Ground side switching - good or bad? [Archive] - Chevelle Tech

: Ground side switching - good or bad?


gorilla
Sep 2nd, 08, 12:23 PM
Is there a problem with using ground side switching on a heater blower motor? I have to add a ground wire because my heater box is fiberglass, and I am rewiring the whole car right now anyway. Also, could I use a headlight dimmer swith on the ground side to make the fan variable speed?

Thank You

OLDED
Sep 2nd, 08, 1:24 PM
I would just establish a good ground for the motor and switch it like it was made to do originally. If for no other reason than to avoid confusion in the future after you forgot, or sold the car and no one can figure the circuitry correctly. It should also be fused on the + side for consistency. FWIW.

vrooom3440
Sep 2nd, 08, 2:59 PM
One tradeoff with using ground switching is that it increases the risk of electrical shorts because more of the wiring is always hot.
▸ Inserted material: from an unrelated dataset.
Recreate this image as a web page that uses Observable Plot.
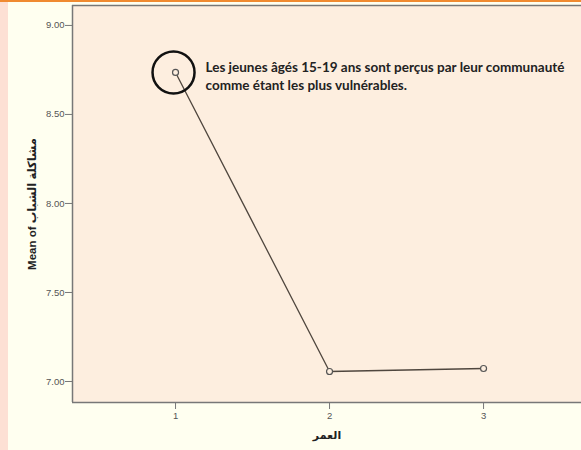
<!DOCTYPE html>
<html>
<head>
<meta charset="utf-8">
<script src="https://cdn.jsdelivr.net/npm/d3@7"></script>
<script src="https://cdn.jsdelivr.net/npm/@observablehq/plot@0.6"></script>
<style>
  html, body { margin: 0; padding: 0; background: #fffff0; }
  #wrap { position: relative; width: 581px; height: 450px; overflow: hidden; background: #fffff0; }
  #strip { position: absolute; left: 0; top: 0; width: 8px; height: 450px; background: #fde0d4; }
  #bar { position: absolute; left: 0; top: 0; width: 581px; height: 2px; background: #f08a30; }
  #chart { position: absolute; left: 0; top: 0; }
</style>
</head>
<body>
<div id="wrap">
  <div id="chart"></div>
  <div id="strip"></div>
  <div id="bar"></div>
</div>
<script>
const ageGroups = [1, 2, 3];
const meanValues = [8.736, 7.056, 7.073];
const yTicks = [7.0, 7.5, 8.0, 8.5, 9.0];
const xTicks = [1, 2, 3];
const yLabel = "Mean of مشاكلة الشباب";
const xLabel = "العمر";
const noteLines = ["Les jeunes âgés 15-19 ans sont perçus par leur communauté", "comme étant les plus vulnérables."];

const data = ageGroups.map((a, i) => ({age: a, mean: meanValues[i]}));

const chart = Plot.plot({
  width: 581,
  height: 450,
  marginLeft: 72,
  marginTop: 5,
  marginRight: 0,
  marginBottom: 48,
  style: {background: "transparent", fontFamily: "Liberation Sans, Arial, sans-serif", color: "#555"},
  x: {domain: [0.331, 3.636], label: null},
  y: {domain: [6.882, 9.112], label: null},
  marks: [
    Plot.frame({fill: "#fdeedf", stroke: null}),
    Plot.ruleX([0.331], {stroke: "#777", strokeWidth: 1.5}),
    Plot.ruleY([9.112], {stroke: "#777", strokeWidth: 1.5}),
    Plot.ruleY([6.882], {stroke: "#777", strokeWidth: 1.5}),
    Plot.axisY({ticks: yTicks, tickFormat: d3.format(".2f"), tickSize: 7, tickPadding: 1, fontSize: 9.5, stroke: "#777", fill: "#555", label: null}),
    Plot.axisX({ticks: xTicks, tickFormat: d3.format("d"), tickSize: 7, tickPadding: 3, fontSize: 9.5, stroke: "#777", fill: "#555", label: null}),
    Plot.line(data, {x: "age", y: "mean", stroke: "#4f463e", strokeWidth: 1.3}),
    Plot.dot(data, {x: "age", y: "mean", r: 3, stroke: "#555", fill: "#fdeedf", strokeWidth: 1.2}),
    Plot.dot([data[0]], {x: "age", y: "mean", r: 21, stroke: "#111", fill: "none", strokeWidth: 2.5, dx: -2}),
    Plot.text([data[0]], {x: "age", y: "mean", text: () => noteLines.join("\n"), textAnchor: "start", lineAnchor: "middle", dx: 30, dy: 2.5, lineHeight: 1.4, fontSize: 13.5, fontWeight: "bold", fontFamily: "Lato, 'Open Sans', sans-serif", fill: "#222"}),
    Plot.text([xLabel], {frameAnchor: "bottom", dy: 36, text: d => d, fontSize: 11, fontWeight: "bold", fill: "#222", fontFamily: "'DejaVu Sans', sans-serif"}),
    Plot.text([yLabel], {frameAnchor: "left", textAnchor: "middle", dx: -40, rotate: -90, text: d => d, fontSize: 11.5, fontWeight: "bold", fill: "#222", fontFamily: "'Liberation Sans', 'DejaVu Sans', sans-serif"})
  ]
});
document.getElementById("chart").appendChild(chart);
</script>
</body>
</html>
The advantage is when you want multiple switches to turn the circuit on. Like any door switch turning on your dome light.

For a heater I would probably wire it like original because it makes for a lot less wire involved in the circuit. With the power switching you do not need a seperate wire from ground running all the way back to the switch. Shorter wires are good wires ;)

gorilla
Sep 2nd, 08, 3:04 PM
I could make it like everyone elses, but I choose not to. I have nothing against convention, but I place a higher premium on originality. I would like to have a infinately variable speed fan on my heater. Is ther any reason why a dimmer switch wouldn't work after the load?

gorilla
Sep 2nd, 08, 3:10 PM
Thank you very much.

vrooom3440
Sep 2nd, 08, 3:52 PM
You know there are often good reasons why things are done the way they are. I love to do things differently as well but recognize that there really should be a point to doing so.

But if you insist on having 2x the wire in your heater blower circuit and the detrimental side affects you may.

Regarding the dash light dimmer... you will need to compare the current and power ratings and demands. The dash lights probably pull less than 1 amp so the rheostat needs to dissipate something like 12 watts. Your heater blower probably pulls 5-10 amps so a similar rheostat would need to dissipate 60-120 watts. Every see the size of a 60-120 watt resistor? Might be why the factory put resistor loops inside the air duct where moving air could cool them. But then what did they know that you cannot screw up better? :clonk:

gorilla
Sep 2nd, 08, 4:18 PM
I thought I was cordial with my reply, if argumentative. I appreciate your knowledge if not your bad attitude. I can make goofy faces too.

gorilla
Sep 2nd, 08, 4:40 PM
Besides, I was actually responding to the post above yours.